The Pacific Northwest is the mecca of hop breeding. Oregon, Washington and Idaho grow 97 percent of the hops in the United States. For more than 100 years, Oregon State University has taken a big role in helping cultivate the hop industries of the Pacific Northwest. OSU scientists began experimenting with hops on campus in 1893. Its Dr. Alfred Haunold in particular is the godfather of American breeds like Cascade, Willamette, Sterling, Liberty, Mt. Hood and Santiam.
Indie Hops is an Oregon-based hop merchant that’s a big supporter of OSU and its hop sciences. Since 2010, Indie Hops has donated more than a million dollars through the Agricultural Research Foundation, a corporate affiliate of Oregon State University. In that time, OSU and Indie Hops have been working to commercialize certain breeds in the Aroma Hops Breeding Program — the first of which (called Strata) is finally finding its way into the craft beer market.
Indie Hop’s Owners Roger Worthington and Jim Solberg had their eyes on developing a unique “open pollinated Perle” variety. From an excellent article on The Daily Barometer (Oregon State’s award-winning student-run newspaper):
“I selected the experimental genotype 9-1-331 in 2011,” Townsend said via email. “And after extensive testing for agronomic traits and brewing potential at Corvallis, and two Willamette valley commercial hop farms, X331 (as we informally called it) was named Strata and targeted for release.

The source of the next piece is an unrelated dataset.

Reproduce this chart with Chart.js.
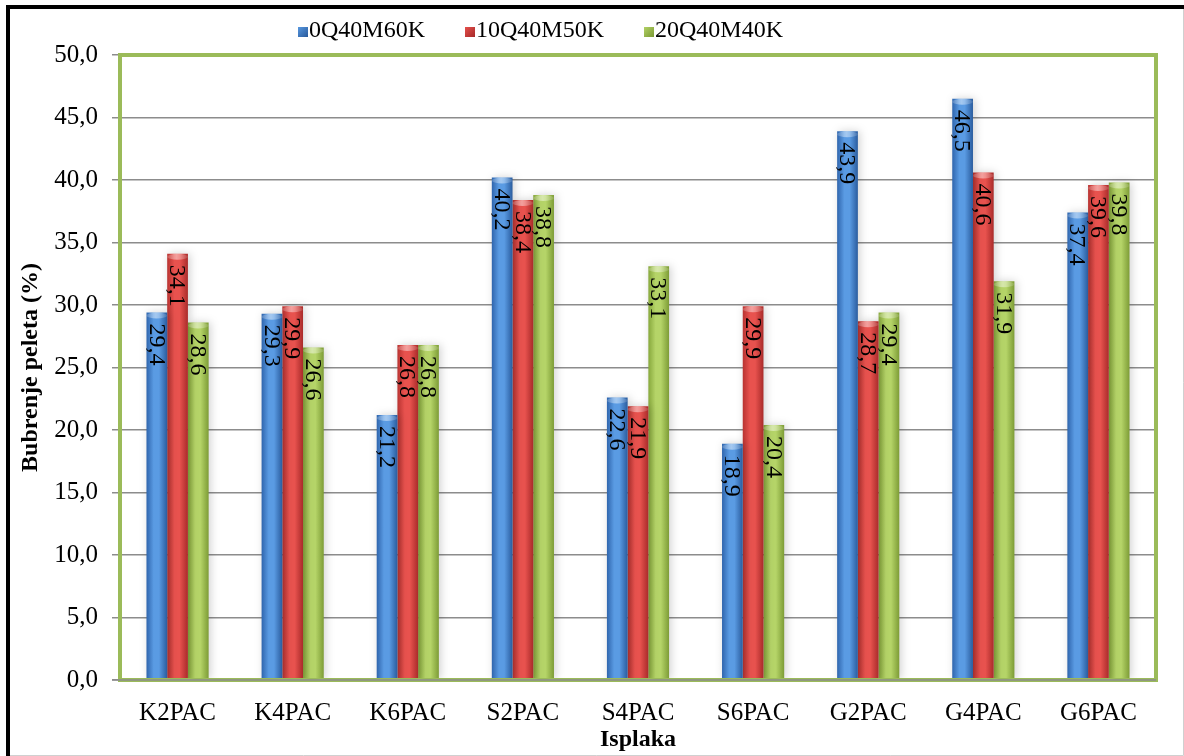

Strata also appears in packaged beers brewed by Fort George, Base Camp, Sierra Nevada and Odell, to name only a few.”
According to Worthington, it is about a 10-to-12-year process from the day a male and female are crossed to the day there is something that is commercially valuable to brewers. Worthington also mentioned that Oregon is an ideal location for aroma hops to grow. In fact, Oregon ranks second in the United States in hops production valued at $65 million in 2016, according to an OSU extension webpage.
Patents are being filed, and Indie Hops has contracted some 70 acres to grow Strata for next season. Indie Hops was working with Coleman and Goschie farms last time we checked. Worthington also owns Worthy Brewing Co. in Bend, Ore., which hopes to can a Strata IPA in 12-ounce cans next year if the harvest is a success. Back to the article:
According to Townsend, the Strata hop was chosen for its sensory complexity and outstanding agronomic performance. Both the Strata hop and IPA are described as having various tropical fruit notes, citrus notes and dank notes similar to that of cannabis.
“I would love to introduce the hop to as many students as possible who are of drinking age and get them inspired about the importance of dreaming,” Worthington said. “We started with a dream, Jim and I, and then one day we had a hop that we helped invent with Oregon State and it took about eight years to get there, but this dream is coming true.”